■ **Objective**: Your answer should be a single number: the count of lines holding the word "chart".
______
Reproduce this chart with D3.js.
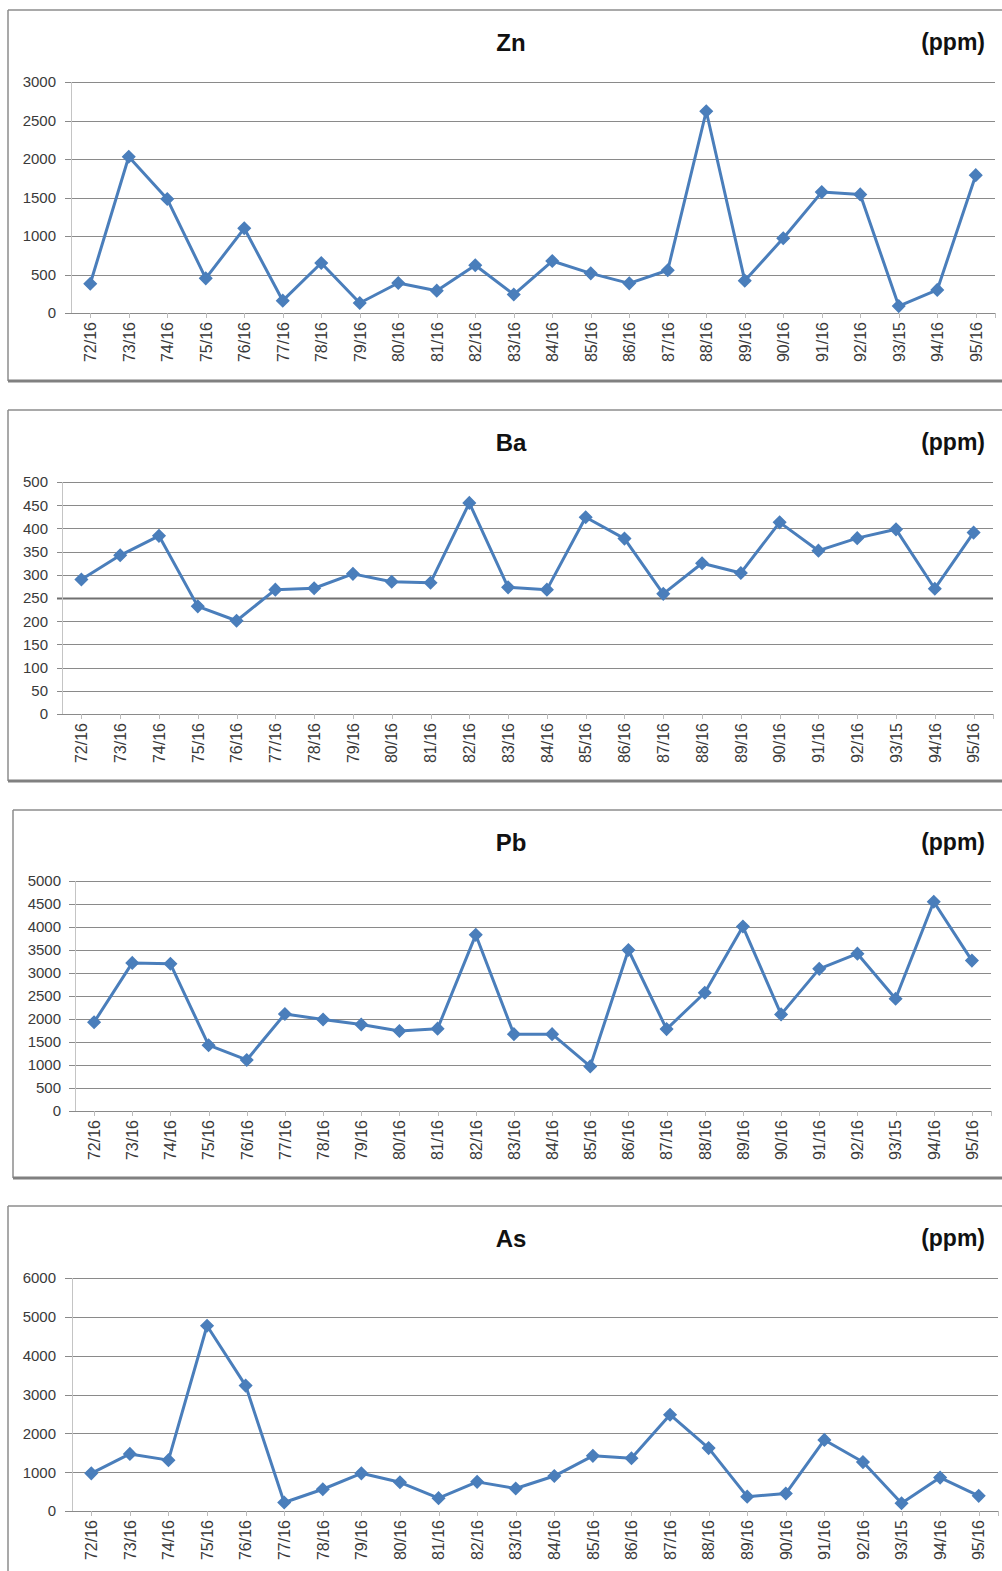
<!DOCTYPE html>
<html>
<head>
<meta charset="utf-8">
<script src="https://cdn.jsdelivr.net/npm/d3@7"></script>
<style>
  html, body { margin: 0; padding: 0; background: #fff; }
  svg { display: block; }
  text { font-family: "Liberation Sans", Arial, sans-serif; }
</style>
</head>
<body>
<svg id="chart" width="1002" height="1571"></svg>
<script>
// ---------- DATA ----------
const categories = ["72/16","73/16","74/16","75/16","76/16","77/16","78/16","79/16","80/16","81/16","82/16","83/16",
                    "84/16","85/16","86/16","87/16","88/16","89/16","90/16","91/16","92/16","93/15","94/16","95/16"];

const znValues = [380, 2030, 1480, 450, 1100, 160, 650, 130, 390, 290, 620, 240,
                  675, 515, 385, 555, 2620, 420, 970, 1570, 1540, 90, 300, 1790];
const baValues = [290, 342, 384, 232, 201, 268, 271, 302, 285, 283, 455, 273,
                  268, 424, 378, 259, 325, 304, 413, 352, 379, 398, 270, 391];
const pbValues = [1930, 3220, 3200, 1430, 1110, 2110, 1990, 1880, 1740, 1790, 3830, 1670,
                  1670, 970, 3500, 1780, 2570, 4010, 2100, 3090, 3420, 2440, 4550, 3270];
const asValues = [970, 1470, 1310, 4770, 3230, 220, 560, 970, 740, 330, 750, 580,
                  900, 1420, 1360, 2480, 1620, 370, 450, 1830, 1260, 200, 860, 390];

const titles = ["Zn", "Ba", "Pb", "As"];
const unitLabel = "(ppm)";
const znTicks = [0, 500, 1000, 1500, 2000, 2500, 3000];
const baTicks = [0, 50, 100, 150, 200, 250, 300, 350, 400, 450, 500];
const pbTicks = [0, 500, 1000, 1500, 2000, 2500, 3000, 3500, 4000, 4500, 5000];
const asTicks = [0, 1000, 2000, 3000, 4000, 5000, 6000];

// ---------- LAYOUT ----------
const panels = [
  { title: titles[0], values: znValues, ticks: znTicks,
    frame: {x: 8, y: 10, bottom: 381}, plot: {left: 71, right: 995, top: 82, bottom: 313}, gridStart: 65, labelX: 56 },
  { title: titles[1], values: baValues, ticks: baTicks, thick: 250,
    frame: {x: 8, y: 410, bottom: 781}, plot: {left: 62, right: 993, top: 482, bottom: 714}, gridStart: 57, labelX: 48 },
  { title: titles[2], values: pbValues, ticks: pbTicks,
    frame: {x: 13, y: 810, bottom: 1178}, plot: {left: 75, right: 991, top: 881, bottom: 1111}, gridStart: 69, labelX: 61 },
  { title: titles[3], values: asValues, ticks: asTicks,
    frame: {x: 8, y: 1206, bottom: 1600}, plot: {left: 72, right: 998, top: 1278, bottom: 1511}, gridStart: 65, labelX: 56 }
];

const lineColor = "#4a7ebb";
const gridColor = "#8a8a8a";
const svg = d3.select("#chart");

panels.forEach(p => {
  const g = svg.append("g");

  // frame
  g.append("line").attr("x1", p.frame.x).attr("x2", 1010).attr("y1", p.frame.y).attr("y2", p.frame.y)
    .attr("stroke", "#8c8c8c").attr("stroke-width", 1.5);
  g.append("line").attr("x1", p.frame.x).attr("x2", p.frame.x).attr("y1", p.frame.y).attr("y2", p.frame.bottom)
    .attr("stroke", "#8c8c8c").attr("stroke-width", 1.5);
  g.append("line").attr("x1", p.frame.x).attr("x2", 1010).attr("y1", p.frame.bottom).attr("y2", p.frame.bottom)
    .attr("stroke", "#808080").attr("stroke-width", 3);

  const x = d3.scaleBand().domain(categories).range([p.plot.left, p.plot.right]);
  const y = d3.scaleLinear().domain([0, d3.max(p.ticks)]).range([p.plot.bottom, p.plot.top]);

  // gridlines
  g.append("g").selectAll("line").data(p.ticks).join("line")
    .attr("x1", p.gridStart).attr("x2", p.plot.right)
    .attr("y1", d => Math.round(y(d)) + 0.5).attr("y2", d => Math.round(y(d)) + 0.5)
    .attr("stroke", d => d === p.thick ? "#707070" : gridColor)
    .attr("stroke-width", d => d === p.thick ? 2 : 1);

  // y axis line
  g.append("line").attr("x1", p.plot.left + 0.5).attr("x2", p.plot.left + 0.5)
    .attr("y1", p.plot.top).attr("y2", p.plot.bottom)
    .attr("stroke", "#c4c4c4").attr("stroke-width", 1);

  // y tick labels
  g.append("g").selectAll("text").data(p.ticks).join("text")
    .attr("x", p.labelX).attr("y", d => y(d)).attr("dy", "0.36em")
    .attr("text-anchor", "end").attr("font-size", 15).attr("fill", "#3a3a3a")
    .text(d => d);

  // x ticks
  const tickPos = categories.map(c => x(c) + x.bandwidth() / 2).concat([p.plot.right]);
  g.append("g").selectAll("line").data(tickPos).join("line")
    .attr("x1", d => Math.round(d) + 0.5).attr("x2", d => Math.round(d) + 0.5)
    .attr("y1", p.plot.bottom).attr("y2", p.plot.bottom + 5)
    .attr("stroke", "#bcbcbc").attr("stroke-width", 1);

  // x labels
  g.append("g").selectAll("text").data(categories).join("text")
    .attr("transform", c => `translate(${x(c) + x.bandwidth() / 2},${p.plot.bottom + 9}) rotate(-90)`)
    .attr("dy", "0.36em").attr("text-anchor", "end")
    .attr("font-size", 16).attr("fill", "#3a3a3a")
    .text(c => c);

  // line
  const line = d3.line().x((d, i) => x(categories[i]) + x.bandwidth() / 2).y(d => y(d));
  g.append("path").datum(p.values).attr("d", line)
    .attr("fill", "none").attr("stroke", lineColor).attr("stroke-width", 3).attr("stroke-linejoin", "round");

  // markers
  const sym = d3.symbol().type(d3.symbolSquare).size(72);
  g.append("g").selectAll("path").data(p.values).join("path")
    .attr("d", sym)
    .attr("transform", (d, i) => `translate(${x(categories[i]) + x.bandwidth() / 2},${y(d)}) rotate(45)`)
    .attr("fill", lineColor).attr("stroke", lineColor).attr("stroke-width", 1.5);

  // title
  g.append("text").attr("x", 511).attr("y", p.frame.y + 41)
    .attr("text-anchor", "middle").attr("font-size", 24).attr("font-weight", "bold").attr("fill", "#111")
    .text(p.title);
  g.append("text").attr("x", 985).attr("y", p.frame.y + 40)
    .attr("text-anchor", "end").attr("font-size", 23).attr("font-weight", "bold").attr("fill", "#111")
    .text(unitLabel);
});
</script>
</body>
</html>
______
■ **Solution to this task**: 3